▶ Stated task
Search the listing for the string "matplotlib" and copy every line that contains it.

--- Start of Given records ---

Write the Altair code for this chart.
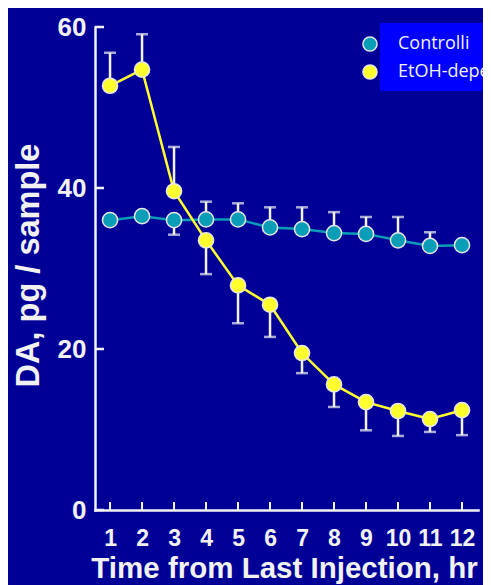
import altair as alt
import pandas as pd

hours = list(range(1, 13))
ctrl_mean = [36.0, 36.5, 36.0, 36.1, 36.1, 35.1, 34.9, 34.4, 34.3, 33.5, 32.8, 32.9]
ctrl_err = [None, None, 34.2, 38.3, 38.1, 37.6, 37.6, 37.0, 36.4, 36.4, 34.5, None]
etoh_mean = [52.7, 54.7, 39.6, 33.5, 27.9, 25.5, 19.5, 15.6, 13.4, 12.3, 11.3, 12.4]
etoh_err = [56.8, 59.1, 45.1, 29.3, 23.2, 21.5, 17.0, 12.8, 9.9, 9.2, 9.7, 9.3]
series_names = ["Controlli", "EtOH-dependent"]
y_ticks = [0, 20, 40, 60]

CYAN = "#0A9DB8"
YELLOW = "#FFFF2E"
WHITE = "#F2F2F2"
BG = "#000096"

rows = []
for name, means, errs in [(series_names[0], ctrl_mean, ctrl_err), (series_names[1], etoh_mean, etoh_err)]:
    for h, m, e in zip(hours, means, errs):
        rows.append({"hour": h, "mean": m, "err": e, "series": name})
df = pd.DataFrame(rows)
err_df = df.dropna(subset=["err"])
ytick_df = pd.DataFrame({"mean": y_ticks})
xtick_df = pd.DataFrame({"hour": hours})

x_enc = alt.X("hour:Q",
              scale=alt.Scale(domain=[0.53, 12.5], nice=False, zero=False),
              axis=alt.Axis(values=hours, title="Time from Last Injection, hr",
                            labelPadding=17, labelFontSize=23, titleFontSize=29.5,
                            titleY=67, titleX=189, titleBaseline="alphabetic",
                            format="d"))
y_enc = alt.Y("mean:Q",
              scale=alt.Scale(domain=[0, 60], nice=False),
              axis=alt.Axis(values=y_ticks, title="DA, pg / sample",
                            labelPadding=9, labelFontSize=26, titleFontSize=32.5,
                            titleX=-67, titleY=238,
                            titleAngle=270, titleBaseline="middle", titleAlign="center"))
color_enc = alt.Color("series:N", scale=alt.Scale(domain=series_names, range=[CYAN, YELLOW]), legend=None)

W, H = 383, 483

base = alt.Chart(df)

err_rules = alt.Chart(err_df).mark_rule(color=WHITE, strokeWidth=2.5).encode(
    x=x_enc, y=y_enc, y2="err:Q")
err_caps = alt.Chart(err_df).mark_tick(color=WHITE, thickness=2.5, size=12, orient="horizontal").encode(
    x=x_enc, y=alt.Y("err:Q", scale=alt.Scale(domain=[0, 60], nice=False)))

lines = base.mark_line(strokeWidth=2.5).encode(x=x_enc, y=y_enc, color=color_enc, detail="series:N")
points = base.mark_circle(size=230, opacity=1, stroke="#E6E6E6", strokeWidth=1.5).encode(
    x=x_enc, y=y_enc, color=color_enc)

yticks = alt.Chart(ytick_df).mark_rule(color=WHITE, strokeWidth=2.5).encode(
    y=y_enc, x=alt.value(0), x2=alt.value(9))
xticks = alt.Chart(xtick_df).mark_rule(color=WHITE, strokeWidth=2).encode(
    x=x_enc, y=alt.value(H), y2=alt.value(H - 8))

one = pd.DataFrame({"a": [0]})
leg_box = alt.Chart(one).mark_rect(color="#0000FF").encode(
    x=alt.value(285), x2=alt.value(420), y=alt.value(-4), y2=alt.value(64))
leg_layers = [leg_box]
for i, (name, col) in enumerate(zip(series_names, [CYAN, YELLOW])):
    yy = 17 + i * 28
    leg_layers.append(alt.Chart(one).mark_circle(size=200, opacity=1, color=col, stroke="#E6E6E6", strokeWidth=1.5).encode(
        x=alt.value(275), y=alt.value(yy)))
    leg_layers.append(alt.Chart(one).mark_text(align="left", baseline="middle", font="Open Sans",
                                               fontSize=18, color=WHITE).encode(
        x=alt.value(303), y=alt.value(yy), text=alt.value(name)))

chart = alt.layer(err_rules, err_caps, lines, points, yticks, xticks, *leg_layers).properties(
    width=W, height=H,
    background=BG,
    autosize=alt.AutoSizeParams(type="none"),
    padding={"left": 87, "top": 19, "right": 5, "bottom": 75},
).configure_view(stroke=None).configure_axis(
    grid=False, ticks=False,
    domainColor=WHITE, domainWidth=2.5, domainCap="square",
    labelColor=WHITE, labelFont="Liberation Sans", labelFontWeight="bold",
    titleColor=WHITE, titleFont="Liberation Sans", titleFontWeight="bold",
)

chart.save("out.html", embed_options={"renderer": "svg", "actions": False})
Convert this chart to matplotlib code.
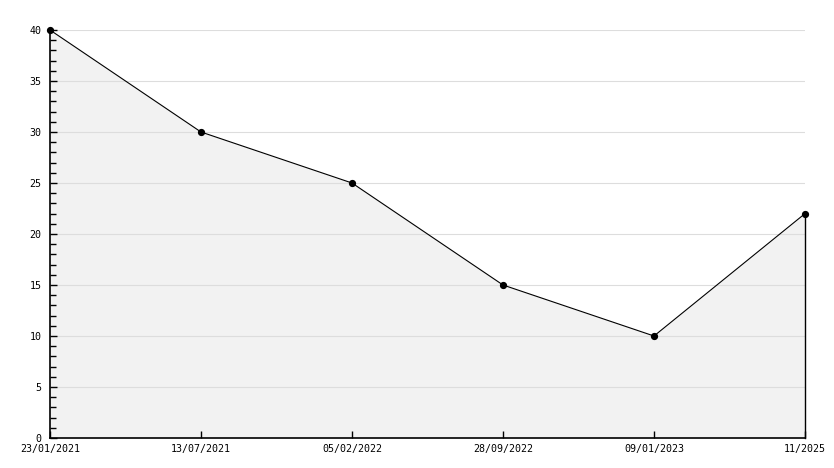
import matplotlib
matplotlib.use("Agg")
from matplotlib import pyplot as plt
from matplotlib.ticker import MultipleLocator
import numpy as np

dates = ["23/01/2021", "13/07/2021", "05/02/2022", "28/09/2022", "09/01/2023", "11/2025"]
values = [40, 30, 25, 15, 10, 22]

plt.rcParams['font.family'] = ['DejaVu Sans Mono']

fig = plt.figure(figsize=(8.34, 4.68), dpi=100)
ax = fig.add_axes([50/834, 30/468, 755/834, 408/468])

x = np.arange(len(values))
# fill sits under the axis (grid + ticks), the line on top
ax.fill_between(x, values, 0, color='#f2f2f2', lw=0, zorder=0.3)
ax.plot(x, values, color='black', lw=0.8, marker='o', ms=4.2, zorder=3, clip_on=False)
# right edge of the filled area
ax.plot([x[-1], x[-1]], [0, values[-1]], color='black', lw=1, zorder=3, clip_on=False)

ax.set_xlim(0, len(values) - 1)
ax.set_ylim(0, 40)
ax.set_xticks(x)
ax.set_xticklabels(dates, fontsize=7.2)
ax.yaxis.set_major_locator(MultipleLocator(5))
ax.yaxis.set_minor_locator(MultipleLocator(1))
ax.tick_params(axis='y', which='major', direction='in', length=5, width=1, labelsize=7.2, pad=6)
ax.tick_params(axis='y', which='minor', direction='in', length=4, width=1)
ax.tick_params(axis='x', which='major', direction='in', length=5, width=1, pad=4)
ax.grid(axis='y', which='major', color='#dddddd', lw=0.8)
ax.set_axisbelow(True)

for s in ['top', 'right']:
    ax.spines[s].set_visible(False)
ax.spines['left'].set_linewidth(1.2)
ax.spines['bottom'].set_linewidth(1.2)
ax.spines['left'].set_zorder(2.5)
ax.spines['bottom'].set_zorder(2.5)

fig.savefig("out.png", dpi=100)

--- End of Given records ---

▶ Answer to the problem
Convert this chart to matplotlib code.
import matplotlib
matplotlib.use("Agg")
from matplotlib import pyplot as plt
from matplotlib.ticker import MultipleLocator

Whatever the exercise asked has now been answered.